Il est vrai que cet article tombe très mal : aujourd’hui est le triste anniversaire de la capture de Stéphane Taponnier et Hervé Ghesquière. Il est vrai aussi que We Are Four Lions s’attirera sûrement les foudres de reac’ aux opinions disproportionnées, qui ne verront dans ce film qu’une nouvelle provocation gratuite ou un désintérêt de mauvais goût pour l’actualité sanglante. Permettons-nous, de grâce, une certaine légèreté, même très temporaire. Les acteurs sont formidables, parfaitement dans le ton, à l’aise dans les baskets de leurs personnages sortis tout droit d’une tête très imaginative.

Rappelons-nous aussi que cet angle si discutable dessert d’autant plus le terrorisme, tourné au ridicule. L’embrigadement et la confusion des convictions sont justement sous l’un des spotlights les plus dangereux pour la crédibilité puisque ces concepts sont ouvertement moqués. Chris Morris a eu la bonne idée de garder une constance inaliénable tout au long du film : il ne bouge pas d’un iota sa prise de position, des plus surprenantes, en abordant le sujet à coups d’humour.
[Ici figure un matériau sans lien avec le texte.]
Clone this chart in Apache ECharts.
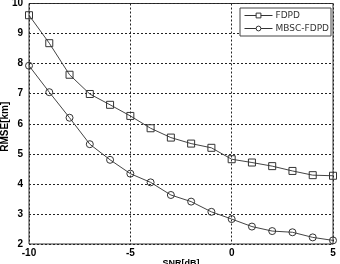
<!DOCTYPE html>
<html><head><meta charset="utf-8">
<script src="https://cdn.jsdelivr.net/npm/echarts@6/dist/echarts.min.js"></script>
<style>html,body{margin:0;padding:0;background:#fff}#c{width:340px;height:264px}</style>
</head><body><div id="c"></div>
<script>
const snr = [-10,-9,-8,-7,-6,-5,-4,-3,-2,-1,0,1,2,3,4,5];
const fdpd = [9.61,8.68,7.63,6.99,6.63,6.26,5.85,5.54,5.34,5.20,4.82,4.71,4.59,4.43,4.29,4.27];
const mbsc = [7.93,7.05,6.20,5.32,4.80,4.34,4.05,3.63,3.41,3.07,2.83,2.58,2.43,2.39,2.22,2.12];
const seriesNames = ['FDPD','MBSC-FDPD'];
const xTicks = [-10,-5,0,5];

const chart = echarts.init(document.getElementById('c'), null, {renderer:'canvas'});
const pair = (ys) => snr.map((x,i)=>[x, ys[i]]);
const tickFont = {color:'#000', fontFamily:'Liberation Sans, Arial', fontWeight:'bold', fontSize:10};
chart.setOption({
  animation:false,
  backgroundColor:'#fff',
  grid:{left:29, right:7, top:3.5, bottom:20, outerBoundsMode:'none', containLabel:false,
    show:true, borderColor:'#333', borderWidth:1, backgroundColor:'transparent'},
  xAxis:{type:'value', min:-10, max:5, interval:5,
    name:'SNR[dB]', nameLocation:'middle', nameGap:15, nameMoveOverlap:false,
    nameTextStyle:{color:'#000', fontFamily:'Liberation Sans, Arial', fontWeight:'bold', fontSize:9},
    axisLine:{show:false}, axisTick:{show:false},
    axisLabel:Object.assign({margin:4, formatter:v=>xTicks.includes(v)?String(v):''}, tickFont),
    splitLine:{show:true, lineStyle:{color:'#222', type:[2,2], width:1}}},
  yAxis:{type:'value', min:2, max:10, interval:1,
    name:'RMSE[km]', nameLocation:'middle', nameGap:19, nameRotate:90, nameMoveOverlap:false,
    nameTextStyle:{color:'#000', fontFamily:'Liberation Sans, Arial', fontWeight:'bold', fontSize:10, padding:[0,6,0,0]},
    axisLine:{show:false}, axisTick:{show:false},
    axisLabel:Object.assign({margin:6}, tickFont),
    splitLine:{show:true, lineStyle:{color:'#222', type:[2,2], width:1}}},
  legend:{show:true, right:9, top:8, orient:'vertical', itemGap:4, itemWidth:28, itemHeight:6,
    padding:[3,2,3,4], backgroundColor:'#fff', borderColor:'#444', borderWidth:1,
    itemStyle:{color:'#fff', borderColor:'#333', borderWidth:1},
    lineStyle:{color:'#333', width:1},
    textStyle:{color:'#333', fontFamily:'DejaVu Sans', fontSize:9, padding:[0,0,0,-2]},
    data:seriesNames},
  series:[
    {name:seriesNames[0], type:'line', data:pair(fdpd), symbol:'rect', symbolSize:7,
     lineStyle:{color:'#444', width:1}, itemStyle:{color:'none', borderColor:'#333', borderWidth:1}},
    {name:seriesNames[1], type:'line', data:pair(mbsc), symbol:'circle', symbolSize:7,
     lineStyle:{color:'#444', width:1}, itemStyle:{color:'none', borderColor:'#333', borderWidth:1}}
  ]
});
</script></body></html>
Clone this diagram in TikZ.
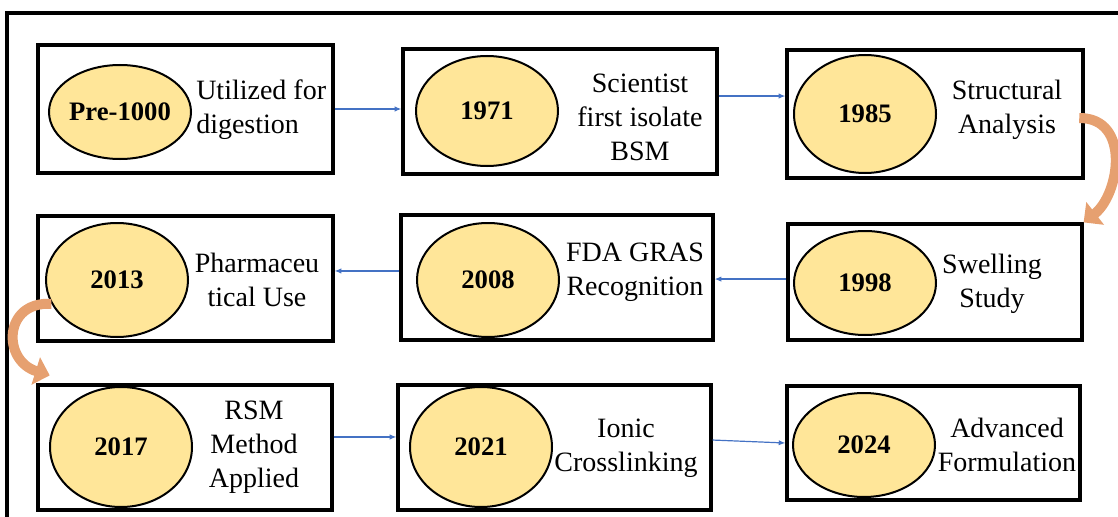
\documentclass[tikz,border=0pt]{standalone}
\usepackage{fontspec}
\setmainfont{LiberationSerif}[Extension=.ttf, UprightFont=*-Regular, BoldFont=*-Bold, ItalicFont=*-Italic, BoldItalicFont=*-BoldItalic]
\usetikzlibrary{positioning}
\usetikzlibrary{arrows.meta}
\usetikzlibrary{shapes.geometric}

\definecolor{yearfill}{HTML}{FFE699}
\definecolor{linkblue}{HTML}{4472C4}
\definecolor{bendorange}{HTML}{E6A070}

\begin{document}
\begin{tikzpicture}[x=0.75pt,y=-0.75pt,
  stagebox/.style={draw, line width=2.4pt, inner sep=0pt},
  yearoval/.style={ellipse, draw, line width=1.5pt, fill=yearfill, inner sep=0pt, minimum width=106.5pt},
  yeartext/.style={font=\fontsize{20}{24}\selectfont\bfseries, inner sep=0pt},
  desc/.style={font=\fontsize{21}{25.5}\selectfont, align=center, inner sep=0pt},
  link/.style={linkblue, line width=0.9pt, -{Latex[length=5pt,width=4pt]}},
  turnarrow/.style={bendorange, line width=7.5pt, -{Triangle[length=11pt,width=21pt]}}]
  % fix the size of the picture
  \useasboundingbox (0,0) rectangle (1118,517);
  \clip (0,0) rectangle (1118,517);
  \draw[line width=3.2pt] (7,13) rectangle (1140,540);

  % boxes: name/x/y/width/height
  \foreach \n/\x/\y/\w/\h in {1/185.5/109/221.25pt/96pt, 2/560/111.5/235.5pt/93.75pt, 3/935/114/222pt/96pt,
      4/185.5/278.5/221.25pt/93.75pt, 5/557/277.5/234pt/93.75pt, 6/935/282/220.5pt/87pt,
      7/185/447.5/220.5pt/93.75pt, 8/554.5/447.5/234.75pt/93.75pt, 9/933.5/443/219.75pt/85.5pt}
    {\node[stagebox, minimum width=\w, minimum height=\h] (b\n) at (\x,\y) {};}

  % year ovals
  \foreach \n/\x/\y/\h/\yr in {1/120/112/70.5pt/Pre-1000, 2/487/111/82.5pt/1971, 3/865/114/88.5pt/1985,
      4/117/280/85.5pt/2013, 5/488/280/85.5pt/2008, 6/865/283/78pt/1998,
      7/121/447/90pt/2017, 8/481/447/90pt/2021, 9/864/445/78pt/2024}
    {\node[yearoval, minimum height=\h] (y\n) at (\x,\y) {};
     \node[yeartext] (t\n) at (y\n) {\yr};}

  % descriptions
  \node[desc, anchor=west, align=left] (d1) at (196,110) {Utilized for\\digestion};
  \node[desc] (d2) at (640,117) {Scientist\\first isolate\\BSM};
  \node[desc] (d3) at (1007,110) {Structural\\Analysis};
  \node[desc] (d4) at (257,280) {Pharmaceu\\tical Use};
  \node[desc] (d5) at (635,272) {FDA GRAS\\Recognition};
  \node[desc] (d6) at (992,284) {Swelling\\Study};
  \node[desc] (d7) at (254,447) {RSM\\Method\\Applied};
  \node[desc] (d8) at (626,448) {Ionic\\Crosslinking};
  \node[desc] (d9) at (1007,445) {Advanced\\Formulation};

  % straight links
  \draw[link] (b1.east) -- (b1.east -| b2.west);
  \draw[link] ([yshift=11.6pt]b2.east) -- ([yshift=11.6pt]b2.east -| b3.west);
  \draw[link] ([yshift=2.2pt]b6.west) -- ([yshift=2.2pt]b6.west -| b5.east);
  \draw[link] ([yshift=4.9pt]b5.west) -- ([yshift=4.9pt]b5.west -| b4.east);
  \draw[link] ([yshift=7.9pt]b7.east) -- ([yshift=7.9pt]b7.east -| b8.west);
  \draw[link] ([yshift=5.6pt]b8.east) -- (b9.west);

  % curved arrows between rows
  \draw[turnarrow] ([xshift=-4pt,yshift=-3pt]b3.east) .. controls +(52,0) and +(36,-28) .. (b6.north east);
  \draw[turnarrow] (y4.200) .. controls +(-48,-3) and +(-48,-15) .. ([xshift=10pt,yshift=6pt]b7.north west);
\end{tikzpicture}
\end{document}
Si on osait, puisqu’ils sont Britanniques et qu’ils sont drôles, on pourrait presque les qualifier ces acteurs de Monty Python modernes, mais ce serait avoir la main lourde de stéréotypes. Mais vu que ça ne me dérange pas de tomber dans les stéréotypes, je l’écris : ce sont les Monty Python modernes. Même auto-dérision, même humour cinglant, la succession de scènes faisaient réellement penser à un véritable spectacle où s’enchaîneraient les sketches bidonnants. Le parallèle avec ce groupe d’humoristes est trop tentant : les Monty Python adorait toucher aux sujets « interdits », comme avec la quête du Saint Graal (Sacrée Graal !) et la vie de Jésus (The Life of Brian) pour moquer la dévotion sans compréhension, et faire accepter l’idée que tout peut prêter à rire.

Cerise sur le gâteau, en sortant j’ai prononcé LA phrase que je ne laisse entendre qu’avec parcimonie : « Je pense que j’achèterai le DVD« .

Profitons-en, on ne devrait pas être en mesure de rire autant sur un sujet pareil dans les années futures, compte tenu du climat politique de plus en plus tendu. Au final, celui qui se marrerait peut-être le moins à voir ce film, ce serait sans nul doute Ben Laden. Pas sûr que l’on prévoit des sorties ciné dans les camps d’entraînement d’Al-Qaida de sitôt.